上述研究,勾勒出中国政治精英之间存在的大量正式和非正式互动,展示了中国国家机器运转的内部行为规律。
2、公众政治参与行为研究
良好有序的政治参与是民主政治的重要组成部分,政治参与是公民政治社会化、行使政治权利的重要渠道,是行为主义政治学探讨的重要议题。本土语境中的政治参与包括制度化参与以及非制度化参与两种类型,前者涉及选举、结社、民主协商等活动,是公民身份意识和责任感的重要体现,后者则包括群体性上访、示威、集会等体制外政治行为,以及可能造成安全风险的集体行动和抗争政治。对于学者而言,关注焦点主要在于解释公民在何种情况下会选择制度化参与方式,又在何种情况下会更倾向于非制度化政治行为。有定量研究发现,政治信任的增强将有利于公民政治参与的发展与质量,此外教育水平、社会资本、媒体接触、利益相关性、社会公平感知等因素都会导致公民政治参与行为的变化。

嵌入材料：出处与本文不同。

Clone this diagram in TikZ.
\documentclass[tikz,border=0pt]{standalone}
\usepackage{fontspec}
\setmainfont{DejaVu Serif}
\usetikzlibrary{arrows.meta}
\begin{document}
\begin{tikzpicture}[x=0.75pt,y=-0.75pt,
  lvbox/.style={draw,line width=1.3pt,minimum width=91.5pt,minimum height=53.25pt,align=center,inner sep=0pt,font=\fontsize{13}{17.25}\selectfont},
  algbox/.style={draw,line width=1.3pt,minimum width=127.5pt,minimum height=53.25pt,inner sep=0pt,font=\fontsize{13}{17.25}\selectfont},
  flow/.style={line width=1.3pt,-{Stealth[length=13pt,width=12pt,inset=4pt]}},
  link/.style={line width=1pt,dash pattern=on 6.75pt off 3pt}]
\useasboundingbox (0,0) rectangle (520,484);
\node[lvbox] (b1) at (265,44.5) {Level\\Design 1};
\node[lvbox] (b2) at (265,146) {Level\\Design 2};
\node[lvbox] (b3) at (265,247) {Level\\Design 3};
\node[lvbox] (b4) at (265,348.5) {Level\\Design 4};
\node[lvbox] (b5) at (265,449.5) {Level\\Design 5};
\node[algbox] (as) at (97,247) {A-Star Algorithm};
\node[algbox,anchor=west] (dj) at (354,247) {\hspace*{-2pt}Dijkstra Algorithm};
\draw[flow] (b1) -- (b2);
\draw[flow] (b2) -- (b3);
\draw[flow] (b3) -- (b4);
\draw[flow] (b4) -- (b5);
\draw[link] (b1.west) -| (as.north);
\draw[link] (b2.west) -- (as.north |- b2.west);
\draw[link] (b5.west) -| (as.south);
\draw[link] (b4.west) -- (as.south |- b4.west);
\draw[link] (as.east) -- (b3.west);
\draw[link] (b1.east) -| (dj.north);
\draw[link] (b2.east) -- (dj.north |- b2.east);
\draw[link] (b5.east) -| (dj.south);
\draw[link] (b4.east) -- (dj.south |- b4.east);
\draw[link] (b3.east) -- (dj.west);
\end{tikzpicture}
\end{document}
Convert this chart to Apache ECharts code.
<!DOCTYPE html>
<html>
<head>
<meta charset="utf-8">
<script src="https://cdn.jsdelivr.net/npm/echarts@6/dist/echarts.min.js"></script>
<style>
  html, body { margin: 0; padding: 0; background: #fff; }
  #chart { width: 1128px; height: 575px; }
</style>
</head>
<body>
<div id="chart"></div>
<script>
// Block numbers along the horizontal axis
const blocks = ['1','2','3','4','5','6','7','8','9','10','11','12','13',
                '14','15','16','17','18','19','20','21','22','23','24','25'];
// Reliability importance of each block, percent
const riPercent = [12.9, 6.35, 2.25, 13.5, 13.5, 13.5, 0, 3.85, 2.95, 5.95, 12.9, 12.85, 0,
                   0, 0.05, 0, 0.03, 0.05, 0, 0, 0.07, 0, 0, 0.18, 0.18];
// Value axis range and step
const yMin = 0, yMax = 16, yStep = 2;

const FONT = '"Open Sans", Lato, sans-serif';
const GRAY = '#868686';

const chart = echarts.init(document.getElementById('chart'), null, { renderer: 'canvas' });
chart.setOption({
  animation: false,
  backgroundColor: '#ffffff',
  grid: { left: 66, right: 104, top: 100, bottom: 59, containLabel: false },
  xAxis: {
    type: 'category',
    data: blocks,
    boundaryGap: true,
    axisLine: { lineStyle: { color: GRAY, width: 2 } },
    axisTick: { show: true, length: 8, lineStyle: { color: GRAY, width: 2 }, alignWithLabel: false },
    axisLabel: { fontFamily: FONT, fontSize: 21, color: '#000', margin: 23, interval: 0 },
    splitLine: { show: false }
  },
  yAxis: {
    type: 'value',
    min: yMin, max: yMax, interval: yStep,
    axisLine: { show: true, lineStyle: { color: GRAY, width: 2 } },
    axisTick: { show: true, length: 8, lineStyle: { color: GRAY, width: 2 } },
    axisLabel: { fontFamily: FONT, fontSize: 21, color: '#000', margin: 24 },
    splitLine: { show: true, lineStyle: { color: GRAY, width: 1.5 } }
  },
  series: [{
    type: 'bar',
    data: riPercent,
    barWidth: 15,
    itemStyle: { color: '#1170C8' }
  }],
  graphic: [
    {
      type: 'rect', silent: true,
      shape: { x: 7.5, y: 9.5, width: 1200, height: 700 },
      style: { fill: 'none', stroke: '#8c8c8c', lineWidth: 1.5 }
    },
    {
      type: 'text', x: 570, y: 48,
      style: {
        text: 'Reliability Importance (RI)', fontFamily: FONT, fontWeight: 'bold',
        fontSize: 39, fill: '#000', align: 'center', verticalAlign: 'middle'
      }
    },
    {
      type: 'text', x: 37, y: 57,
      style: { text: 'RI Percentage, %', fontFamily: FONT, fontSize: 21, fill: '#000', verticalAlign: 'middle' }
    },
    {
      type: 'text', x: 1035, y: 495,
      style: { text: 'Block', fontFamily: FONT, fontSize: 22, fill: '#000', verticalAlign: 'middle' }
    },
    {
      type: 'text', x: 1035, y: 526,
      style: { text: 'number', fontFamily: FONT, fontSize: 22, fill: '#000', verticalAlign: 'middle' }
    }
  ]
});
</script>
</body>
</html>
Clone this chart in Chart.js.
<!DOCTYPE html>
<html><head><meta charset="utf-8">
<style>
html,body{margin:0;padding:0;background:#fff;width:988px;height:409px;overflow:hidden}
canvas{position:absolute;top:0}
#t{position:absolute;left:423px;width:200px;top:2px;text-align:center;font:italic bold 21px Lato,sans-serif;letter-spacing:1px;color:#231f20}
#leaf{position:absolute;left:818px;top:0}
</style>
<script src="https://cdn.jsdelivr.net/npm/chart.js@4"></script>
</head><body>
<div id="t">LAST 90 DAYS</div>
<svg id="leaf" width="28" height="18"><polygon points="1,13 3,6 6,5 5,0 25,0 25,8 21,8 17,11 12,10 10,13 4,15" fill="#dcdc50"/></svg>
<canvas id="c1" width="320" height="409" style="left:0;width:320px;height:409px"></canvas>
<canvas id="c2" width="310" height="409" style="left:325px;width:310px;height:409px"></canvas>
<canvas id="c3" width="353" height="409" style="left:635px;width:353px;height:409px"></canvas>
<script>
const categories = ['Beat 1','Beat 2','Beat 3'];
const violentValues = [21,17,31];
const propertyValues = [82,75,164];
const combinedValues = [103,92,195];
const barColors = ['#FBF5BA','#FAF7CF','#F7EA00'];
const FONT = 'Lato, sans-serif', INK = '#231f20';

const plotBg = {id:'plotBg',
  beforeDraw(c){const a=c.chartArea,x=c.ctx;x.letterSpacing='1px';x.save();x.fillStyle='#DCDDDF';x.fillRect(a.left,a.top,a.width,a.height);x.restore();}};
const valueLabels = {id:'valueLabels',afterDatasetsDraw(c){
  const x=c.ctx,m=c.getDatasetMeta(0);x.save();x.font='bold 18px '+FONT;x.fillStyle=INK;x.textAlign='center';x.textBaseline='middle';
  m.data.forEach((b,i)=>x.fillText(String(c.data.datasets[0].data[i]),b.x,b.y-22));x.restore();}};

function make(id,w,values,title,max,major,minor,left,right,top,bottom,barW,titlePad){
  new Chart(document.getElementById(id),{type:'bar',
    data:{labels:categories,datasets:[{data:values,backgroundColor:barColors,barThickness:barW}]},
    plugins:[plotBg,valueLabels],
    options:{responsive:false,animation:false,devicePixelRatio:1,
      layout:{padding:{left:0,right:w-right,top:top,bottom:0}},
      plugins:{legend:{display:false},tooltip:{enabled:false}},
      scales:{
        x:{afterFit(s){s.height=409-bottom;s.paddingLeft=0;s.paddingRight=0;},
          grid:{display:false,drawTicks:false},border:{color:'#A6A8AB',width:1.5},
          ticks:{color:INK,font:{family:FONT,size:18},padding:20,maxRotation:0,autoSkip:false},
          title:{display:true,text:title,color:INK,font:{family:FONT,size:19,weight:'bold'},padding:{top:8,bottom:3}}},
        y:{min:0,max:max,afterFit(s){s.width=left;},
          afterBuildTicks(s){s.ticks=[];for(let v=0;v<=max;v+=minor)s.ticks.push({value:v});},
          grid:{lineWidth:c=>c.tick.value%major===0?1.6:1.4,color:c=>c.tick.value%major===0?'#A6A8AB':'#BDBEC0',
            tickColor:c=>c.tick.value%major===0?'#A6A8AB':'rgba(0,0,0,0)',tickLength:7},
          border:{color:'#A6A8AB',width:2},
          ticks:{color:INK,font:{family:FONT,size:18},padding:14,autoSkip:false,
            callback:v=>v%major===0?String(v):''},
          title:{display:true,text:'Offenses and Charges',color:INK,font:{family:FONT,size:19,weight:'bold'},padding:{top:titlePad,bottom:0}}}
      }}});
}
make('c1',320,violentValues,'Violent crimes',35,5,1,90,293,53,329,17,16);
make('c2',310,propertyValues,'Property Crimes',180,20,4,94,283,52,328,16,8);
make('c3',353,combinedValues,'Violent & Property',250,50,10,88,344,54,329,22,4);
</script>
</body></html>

需要注意的是,互联网时代的到来,建构出全新的“国家社会”互动渠道,对民意表达、公共舆论以及政治议程产生了巨大的技术重构效应。一方面,网民的话语表达常被视为一种非正式参与,但却能够反映民情变化,成为观察整体民意的风向标。借助自动文本分析、主题建模和社会网络分析,一些研究考察了网民政治意识形态的类型及特征、社会组织如何线上动员网民参与公共事务等政治议题。
另一方面,随着互联网塑造出超大规模公共空间,政府对网络民意的吸纳逐渐制度化,利用政务公众号、门户网站、市长信箱等渠道,倾听和回应民众诉求,这种技术赋能帮助党和政府更好地贯彻群众路线。对此,大量研究考察了公民线上表达的内容以及政府对民众的回应质量。孟天广等人利用网络爬虫采集了网络问政平台的大量数据,基于大数据分析,将公民诉求表达议题划分为许多类型,同时发现地方政府强化了回应性制度建设,时空因素、议题归属和诉求表达方式则对政府回应的速度与效果有显著影响。
综合上述,由于对核心变量的关注侧重不同,制度主义、文化主义和行为主义,形成了中国政治研究的“三角式”框架,揭示了知识的多维生产路径。必须指出,制度、文化和个体行为之间,从来都不是完全割裂的,而是存在着紧密的互构关系。政治实践和政治现象往往是多种因素合力的产物,应当尽力避免单因素决定论的观念陷阱。